At the very beginning of a design project, before any boxes have been drawn or pixels have been pushed, there’s the nerve-wracking ritual known as ‘the kick-off.” For larger engagements, clients may set aside as many as four or five full days to sit down with a design team and impart as much knowledge as possible, and it’s up to the design team to make that time worthwhile. To me, this has always been one of the most difficult — and least documented — parts of the design process, because it demands a confluence of skills that you can’t pick up in front of a computer screen. To run a successful kick-off, you have to ask probing questions and carefully parse the answers that come back, taking into account corporate culture and stakeholder agendas. You have to be an assiduous gatherer of information while also a gentle tutor in best practices. And on top of it all, you have to be able to guide conversations and keep things lively, while transitioning issues logically and productively. I’ve done it about two dozen times in my career, and every time I sit down to plan one, it’s almost like starting over from scratch. Really, what makes kick-offs truly difficult is that each and every one is different.

  1. And, on larger engagements, one mustn’t forget about acting as a mediator between various departments’ agendas: Advertising versus Marketing versus Editorial versus Art et al. Or, the CEO’s wife’s influence since she has taken Interior Design classes.

    Smaller companies design meetings that begin with “We want it like [Insert name] but different” are easier, aren’t they.

    Larger companies, smaller companies are all the same but… different.

  2. So where are the tips? I understand the concept now, but how about some learned advice from your experience.

    I only ask because I just recently sat down with a department [client] for a “kick-off” and left feeling a little lost. I still had questions about how to start, what their “feelings” were, etc.

    I just hope you plan on following this entry up with some practical insights.

  3. Trust me, it’s a lot worse if you don’t get a kickoff meeting at all. Usually this happens with clients who are both physically remote and extremely ignorant about the web (this is their first website, generally). Both of these conditions have to obtain—with clients in closer physical proximity (i.e., not half the country away) it’s a lot easier to get a meeting set up, and if they’re remote but understand the process somewhat, they’ll go out of their way to interact with you.

    One thing I’ve found over the years is that the interaction between the client and the designer is the single most important thing in any project. If that goes well, the project will go well; if it goes badly (or worse, doesn’t happen at all—I’ve had clients who simply don’t respond to emails), then the project will be a huge struggle.

  4. Sean S: Yeah, right? I was watching the Yankees v. Red Sox last night, and was distracted enough that I only managed to get out this half a blog post. But I’ll follow up with some more tips. In the meantime, if others have more pointers they want to add here — like Sean Fraser’s excellent point — that would be great.

  5. My two tips. Get a completed “Request for Proposal (RfP)”. And, Be Confident.

    The RfP is the single most important document for me. I submit mine to the company (larger or smaller) before the first interview meeting.

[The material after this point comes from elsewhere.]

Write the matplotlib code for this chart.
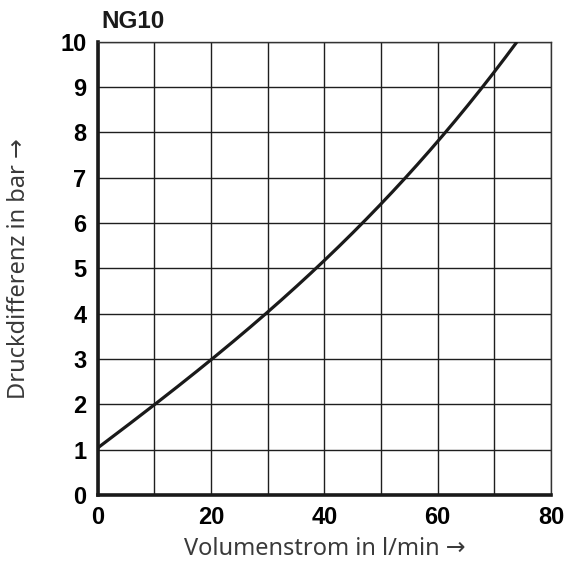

Mine is four pages long; I’ve found that four pages will keep phising clients away but it will not overwhelm truly potential clients. If the company is large, I send one to each of the stakeholder department directors. It is important what the participant(s) enter onto the RfP; however, it is – Equally – important what they do not enter. A “completed” RfP allows me to understand what the company believes it wants before the “kick-off” as well as it allows me to understand the personality dynamics of the stakeholders within the company. [Further, it will give me an insight into future problems, e.g., the various departments have different ideas of the scope of the project.] And, during the pitch interview or “kick-off” meeting(s), I will complete the RfP for the client(s).

    My second tip. You are the Expert. I’ve found that the “kick-off” process is divided into thirds: design, mediation and education. By being confident – neither arrogant nor pissy – you will be more able to guide this process. A completed RfP will assist with your confidence level because you have done “discovery” research.

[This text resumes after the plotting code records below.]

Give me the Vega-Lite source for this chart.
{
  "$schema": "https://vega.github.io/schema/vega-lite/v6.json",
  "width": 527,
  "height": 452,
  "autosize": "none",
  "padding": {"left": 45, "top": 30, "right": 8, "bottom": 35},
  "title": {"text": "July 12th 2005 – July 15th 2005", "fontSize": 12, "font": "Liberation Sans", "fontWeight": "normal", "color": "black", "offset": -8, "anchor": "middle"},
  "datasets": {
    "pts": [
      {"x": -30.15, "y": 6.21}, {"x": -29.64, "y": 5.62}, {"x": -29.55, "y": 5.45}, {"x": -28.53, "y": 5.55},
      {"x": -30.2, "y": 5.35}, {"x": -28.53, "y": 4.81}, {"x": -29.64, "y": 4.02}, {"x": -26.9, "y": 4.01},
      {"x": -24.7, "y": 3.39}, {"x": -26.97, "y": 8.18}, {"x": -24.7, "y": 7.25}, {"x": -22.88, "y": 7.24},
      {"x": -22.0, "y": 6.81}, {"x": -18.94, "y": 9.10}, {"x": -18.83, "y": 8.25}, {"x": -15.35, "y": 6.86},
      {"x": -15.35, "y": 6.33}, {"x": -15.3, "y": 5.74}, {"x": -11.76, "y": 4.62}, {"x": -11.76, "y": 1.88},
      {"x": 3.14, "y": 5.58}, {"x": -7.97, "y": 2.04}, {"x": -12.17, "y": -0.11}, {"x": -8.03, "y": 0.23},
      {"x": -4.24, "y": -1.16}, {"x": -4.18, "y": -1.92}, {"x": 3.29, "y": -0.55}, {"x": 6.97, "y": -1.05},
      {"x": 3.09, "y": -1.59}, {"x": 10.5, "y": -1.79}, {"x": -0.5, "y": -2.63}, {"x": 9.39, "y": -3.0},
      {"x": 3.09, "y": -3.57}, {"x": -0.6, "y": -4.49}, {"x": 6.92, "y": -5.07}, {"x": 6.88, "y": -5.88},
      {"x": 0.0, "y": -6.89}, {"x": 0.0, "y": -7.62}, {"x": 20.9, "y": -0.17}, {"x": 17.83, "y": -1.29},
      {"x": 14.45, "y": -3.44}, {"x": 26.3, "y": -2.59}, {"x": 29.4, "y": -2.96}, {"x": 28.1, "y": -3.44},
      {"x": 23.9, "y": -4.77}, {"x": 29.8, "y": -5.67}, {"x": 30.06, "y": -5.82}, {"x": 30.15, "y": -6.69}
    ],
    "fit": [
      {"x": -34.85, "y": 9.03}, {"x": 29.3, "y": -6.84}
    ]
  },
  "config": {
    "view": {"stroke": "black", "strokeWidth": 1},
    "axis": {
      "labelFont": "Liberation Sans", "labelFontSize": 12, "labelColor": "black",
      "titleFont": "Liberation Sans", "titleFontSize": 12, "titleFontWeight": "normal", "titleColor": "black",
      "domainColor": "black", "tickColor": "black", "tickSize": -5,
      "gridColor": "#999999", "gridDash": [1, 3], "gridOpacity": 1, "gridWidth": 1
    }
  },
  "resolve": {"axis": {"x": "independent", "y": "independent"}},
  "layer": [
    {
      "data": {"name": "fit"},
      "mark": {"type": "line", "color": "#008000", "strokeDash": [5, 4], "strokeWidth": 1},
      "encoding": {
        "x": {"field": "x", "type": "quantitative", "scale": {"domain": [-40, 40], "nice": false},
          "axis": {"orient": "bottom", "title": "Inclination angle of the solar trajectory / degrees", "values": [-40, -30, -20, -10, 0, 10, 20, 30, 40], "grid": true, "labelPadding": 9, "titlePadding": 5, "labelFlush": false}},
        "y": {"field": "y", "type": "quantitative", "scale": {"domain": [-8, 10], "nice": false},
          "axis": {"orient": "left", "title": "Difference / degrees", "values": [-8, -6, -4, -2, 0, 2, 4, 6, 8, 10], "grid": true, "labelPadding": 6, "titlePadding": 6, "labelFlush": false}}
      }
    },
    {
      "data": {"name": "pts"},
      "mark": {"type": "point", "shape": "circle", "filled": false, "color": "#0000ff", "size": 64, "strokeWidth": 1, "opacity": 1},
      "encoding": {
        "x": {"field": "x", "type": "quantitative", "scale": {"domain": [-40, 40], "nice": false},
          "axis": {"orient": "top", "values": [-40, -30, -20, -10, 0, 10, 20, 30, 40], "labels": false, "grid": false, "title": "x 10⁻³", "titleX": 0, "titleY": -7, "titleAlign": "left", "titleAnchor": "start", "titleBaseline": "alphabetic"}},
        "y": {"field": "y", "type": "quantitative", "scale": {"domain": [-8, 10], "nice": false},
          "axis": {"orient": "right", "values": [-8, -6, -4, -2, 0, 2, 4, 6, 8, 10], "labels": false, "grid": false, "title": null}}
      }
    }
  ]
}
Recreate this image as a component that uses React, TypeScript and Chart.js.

    I may be confident during the “kick-off” process but, afterwards, like The Python’s Gumby, ‘My brain hurts’.

  6. Here’s a third tip.

    Between the Request for Proposal (RfP) and the “kick-off” meeting, they will have been a signed contract. Most contracts state what the work performed and scope of the project will be. I’ve found that by adding “What work will not be performed” is crucial.


    All pages will be constructed with (X)HML and CSS.

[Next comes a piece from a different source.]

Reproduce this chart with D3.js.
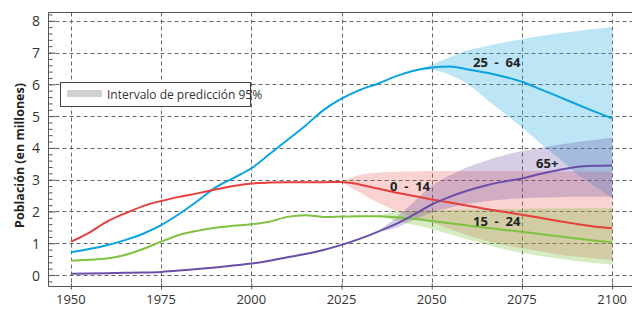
<!DOCTYPE html>
<html>
<head>
<meta charset="utf-8">
<script src="https://cdn.jsdelivr.net/npm/d3@7"></script>
<style>
  body { margin: 0; background: #fff; }
  svg { font-family: "Open Sans", sans-serif; }
</style>
</head>
<body>
<script>
// historical + projected median, every 5 years
const years = d3.range(1950, 2101, 5);
const adultos = [0.72, 0.82, 0.94, 1.1, 1.3, 1.57, 1.92, 2.32, 2.75, 3.05, 3.36, 3.8, 4.25, 4.7, 5.19, 5.55,
  5.82, 6.02, 6.25, 6.43, 6.53, 6.56, 6.47, 6.37, 6.24, 6.08, 5.85, 5.62, 5.38, 5.15, 4.93];
const ninos = [1.05, 1.33, 1.68, 1.94, 2.17, 2.33, 2.46, 2.57, 2.69, 2.8, 2.88, 2.91, 2.92, 2.92, 2.92, 2.93,
  2.85, 2.72, 2.6, 2.49, 2.38, 2.28, 2.18, 2.08, 1.99, 1.9, 1.8, 1.7, 1.61, 1.53, 1.47];
const jovenes = [0.45, 0.48, 0.52, 0.63, 0.82, 1.05, 1.26, 1.39, 1.49, 1.55, 1.6, 1.68, 1.83, 1.88, 1.83, 1.84,
  1.85, 1.85, 1.82, 1.77, 1.7, 1.63, 1.56, 1.49, 1.42, 1.36, 1.29, 1.22, 1.15, 1.09, 1.03];
const mayores = [0.04, 0.05, 0.06, 0.07, 0.08, 0.1, 0.14, 0.19, 0.24, 0.3, 0.36, 0.45, 0.56, 0.66, 0.79, 0.95,
  1.14, 1.36, 1.6, 1.9, 2.22, 2.46, 2.66, 2.82, 2.94, 3.04, 3.18, 3.3, 3.4, 3.44, 3.45];

// 95% prediction intervals
const bandAdultosYears = d3.range(2045, 2101, 5);
const bandAdultosLo = [6.43, 6.45, 6.3, 6.0, 5.55, 5.1, 4.65, 4.15, 3.7, 3.2, 2.8, 2.42];
const bandAdultosHi = [6.43, 6.62, 6.85, 7.07, 7.2, 7.32, 7.42, 7.52, 7.6, 7.67, 7.74, 7.8];

const bandNinosYears = d3.range(2025, 2101, 5);
const bandNinosLo = [2.93, 2.6, 2.28, 2.02, 1.82, 1.65, 1.45, 1.25, 1.08, 0.95, 0.84, 0.75, 0.65, 0.58, 0.52, 0.47];
const bandNinosHi = [2.93, 3.15, 3.22, 3.25, 3.26, 3.27, 3.27, 3.27, 3.27, 3.27, 3.27, 3.27, 3.26, 3.26, 3.26, 3.26];

const bandJovenesYears = d3.range(2035, 2101, 5);
const bandJovenesLo = [1.85, 1.72, 1.58, 1.45, 1.28, 1.12, 0.97, 0.82, 0.7, 0.6, 0.52, 0.44, 0.38, 0.33];
const bandJovenesHi = [1.85, 1.98, 2.02, 2.04, 2.05, 2.06, 2.07, 2.08, 2.08, 2.09, 2.09, 2.1, 2.1, 2.1];

const bandMayoresYears = d3.range(2035, 2101, 5);
const bandMayoresLo = [1.36, 1.48, 1.74, 1.96, 2.12, 2.24, 2.32, 2.38, 2.42, 2.44, 2.45, 2.46, 2.46, 2.47];
const bandMayoresHi = [1.36, 1.8, 2.3, 2.8, 3.13, 3.4, 3.6, 3.77, 3.9, 4.0, 4.1, 4.18, 4.25, 4.32];

const xTicks = [1950, 1975, 2000, 2025, 2050, 2075, 2100];
const yTicks = [0, 1, 2, 3, 4, 5, 6, 7, 8];

const W = 632, H = 309;
const margin = {top: 12.5, right: 0, bottom: 22.5, left: 48.5};

const svg = d3.select('body').append('svg')
  .attr('width', W)
  .attr('height', H);

const x = d3.scaleLinear().domain([1943.8, 2105.5]).range([margin.left, W]);
const y = d3.scaleLinear().domain([-0.36, 8.26]).range([H - margin.bottom, margin.top]);

// grid
const grid = svg.append('g').attr('stroke', '#666').attr('stroke-dasharray', '4,3').attr('stroke-width', 1);
grid.selectAll('.gx').data(xTicks).enter().append('line')
  .attr('x1', d => Math.round(x(d)) + 0.5).attr('x2', d => Math.round(x(d)) + 0.5)
  .attr('y1', margin.top).attr('y2', H - margin.bottom);
grid.selectAll('.gy').data(yTicks).enter().append('line')
  .attr('x1', margin.left).attr('x2', W)
  .attr('y1', d => Math.round(y(d)) + 0.5).attr('y2', d => Math.round(y(d)) + 0.5);

// bands
const area = d3.area().curve(d3.curveMonotoneX)
  .x(d => x(d.year)).y0(d => y(d.lo)).y1(d => y(d.hi));

function band(yrs, lo, hi, color, op) {
  const pts = yrs.map((yr, i) => ({year: yr, lo: lo[i], hi: hi[i]}));
  svg.append('path').datum(pts)
    .attr('d', area)
    .attr('fill', color)
    .attr('fill-opacity', op);
}
band(bandAdultosYears, bandAdultosLo, bandAdultosHi, '#20a8e0', 0.3);
band(bandNinosYears, bandNinosLo, bandNinosHi, '#e84a4a', 0.25);
band(bandJovenesYears, bandJovenesLo, bandJovenesHi, '#7dc242', 0.32);
band(bandMayoresYears, bandMayoresLo, bandMayoresHi, '#6a4ea0', 0.28);

// lines
const line = d3.line().curve(d3.curveMonotoneX)
  .x((d, i) => x(years[i])).y(d => y(d));

const series = [
  {vals: adultos, color: '#0aa3e2'},
  {vals: ninos, color: '#e53e3b'},
  {vals: jovenes, color: '#7ec241'},
  {vals: mayores, color: '#6a4ea8'}
];
svg.selectAll('.serie').data(series).enter().append('path')
  .attr('fill', 'none')
  .attr('stroke', d => d.color)
  .attr('stroke-width', 2)
  .attr('d', d => line(d.vals));

// series labels
const labels = [
  {t: '25  -  64', year: 2068, v: 6.7},
  {t: '0  -  14', year: 2044, v: 2.8},
  {t: '15  -  24', year: 2068, v: 1.7},
  {t: '65+', year: 2082, v: 3.52}
];
svg.selectAll('.lab').data(labels).enter().append('text')
  .attr('x', d => x(d.year)).attr('y', d => y(d.v))
  .attr('text-anchor', 'middle').attr('dominant-baseline', 'central')
  .attr('font-size', 13).attr('font-weight', 'bold').attr('fill', '#222')
  .style('white-space', 'pre')
  .text(d => d.t);

// frame
svg.append('line').attr('x1', margin.left).attr('x2', margin.left)
  .attr('y1', margin.top).attr('y2', H - margin.bottom).attr('stroke', '#555');
svg.append('line').attr('x1', margin.left).attr('x2', W)
  .attr('y1', H - margin.bottom).attr('y2', H - margin.bottom).attr('stroke', '#555');
svg.append('line').attr('x1', margin.left).attr('x2', W)
  .attr('y1', margin.top).attr('y2', margin.top).attr('stroke', '#555');

// y axis: major ticks inside, minor ticks every 0.2
const yAxis = d3.axisRight(y).tickValues(yTicks).tickSize(7).tickFormat('');
svg.append('g').attr('transform', `translate(${margin.left},0)`).call(yAxis)
  .call(g => g.select('.domain').remove())
  .selectAll('line').attr('stroke', '#555');
const minor = d3.range(-0.2, 8.3, 0.2).filter(v => Math.abs(v - Math.round(v)) > 0.05);
svg.append('g').attr('transform', `translate(${margin.left},0)`)
  .call(d3.axisRight(y).tickValues(minor).tickSize(4).tickFormat(''))
  .call(g => g.select('.domain').remove())
  .selectAll('line').attr('stroke', '#555');
svg.selectAll('.ylab').data(yTicks).enter().append('text')
  .attr('x', 40).attr('y', d => y(d))
  .attr('text-anchor', 'end').attr('dominant-baseline', 'central')
  .attr('font-size', 14).attr('fill', '#333')
  .text(d => d);

// x axis
svg.append('g').attr('transform', `translate(0,${H - margin.bottom - 3})`)
  .call(d3.axisBottom(x).tickValues(xTicks).tickSize(6).tickFormat(''))
  .call(g => g.select('.domain').remove())
  .selectAll('line').attr('stroke', '#555');
svg.selectAll('.xlab').data(xTicks).enter().append('text')
  .attr('x', d => x(d)).attr('y', 299)
  .attr('text-anchor', 'middle').attr('dominant-baseline', 'central')
  .attr('font-size', 13).attr('fill', '#333')
  .text(d => d);

// y title
svg.append('text')
  .attr('transform', `translate(19,${(margin.top + H - margin.bottom) / 2 + 6}) rotate(-90)`)
  .attr('text-anchor', 'middle').attr('dominant-baseline', 'central')
  .attr('font-size', 12.5).attr('font-weight', 'bold').attr('fill', '#222')
  .text('Población (en millones)');

// legend
const leg = svg.append('g');
leg.append('rect').attr('x', 60.5).attr('y', 82.5).attr('width', 190).attr('height', 24)
  .attr('fill', '#fff').attr('stroke', '#444');
leg.append('rect').attr('x', 67).attr('y', 90).attr('width', 35).attr('height', 7).attr('fill', '#d0d0d0');
leg.append('text').attr('x', 107).attr('y', 94.5)
  .attr('dominant-baseline', 'central').attr('font-size', 12).attr('fill', '#333')
  .text('Intervalo de predicción 95%');
</script>
</body>
</html>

    All pages will be dynamically-generated with PHP.

    After the contract is signed by each party, the “Not Retained” inclusion no longer allows for “Well, we thought that you would make all pages dymanic!” during the “kick-off” process.

    You show them the contract and say “We can do that but it is not in the current contract. It is not in the current scope of work. We can either renegotiate the current contract or wait to implement this change under a new contract after the current scope of work has been completed.”

  7. It’s like dating. Every date is different, but every date has commonality. And frankly, most of the same things apply. You have to impress, you have to inspire confidence, you have to make the other person want to spend time with you and trust you. You have to not be a jerk or a dork. You have to be interested in them, not just in love with listening to yourself talk. A client engagement is a relationship, sometimes good — sometimes not so good.

  8. The magic word is “why”. Pushing clients back up the planning ladder away from the details does two big things.

    First, clients too often come to me with solutions that they just want me to implement. I don’t want to know the solutions, I want to know the problems that they think they’re solving. That can both guide my actions when I’m in the trenches and help us avoid the minefield of cliches. “Grungy, distressed text.” -> “Why?” -> “Aiming for youth market.” Aha!

    Second, it forces them to think about things that they probably haven’t. Like audience, like brand extension, like their expectations for success, and most importantly, like who makes the final decisions. “Must be a top-level category.” -> “Why?” -> “Cause Laura says so.” Aha!

    I still have a lot to figure out about the “design process”, but I have learned the power of “why”.

  9. Few things are more important than the RFP. I insist on one from every client and I’ve even developed an “RFP Guidelines” white paper to walk inexperienced clients through the process.

    Putting things in writing helps clients to articulate what they want. And my written response (the Proposal) gives me a jump-start on project development.

    Brian, I have plenty of RFP’s on hand, but if you simply google “RFP” and “request for proposal” you will come up with lots of hits.

  10. dжfi, not sure what your comment has to do with the conversation.

    rich, i would say that the RFP is mainly for digital/web work. i’m a print designer, and i’ve never asked clients for an RFP.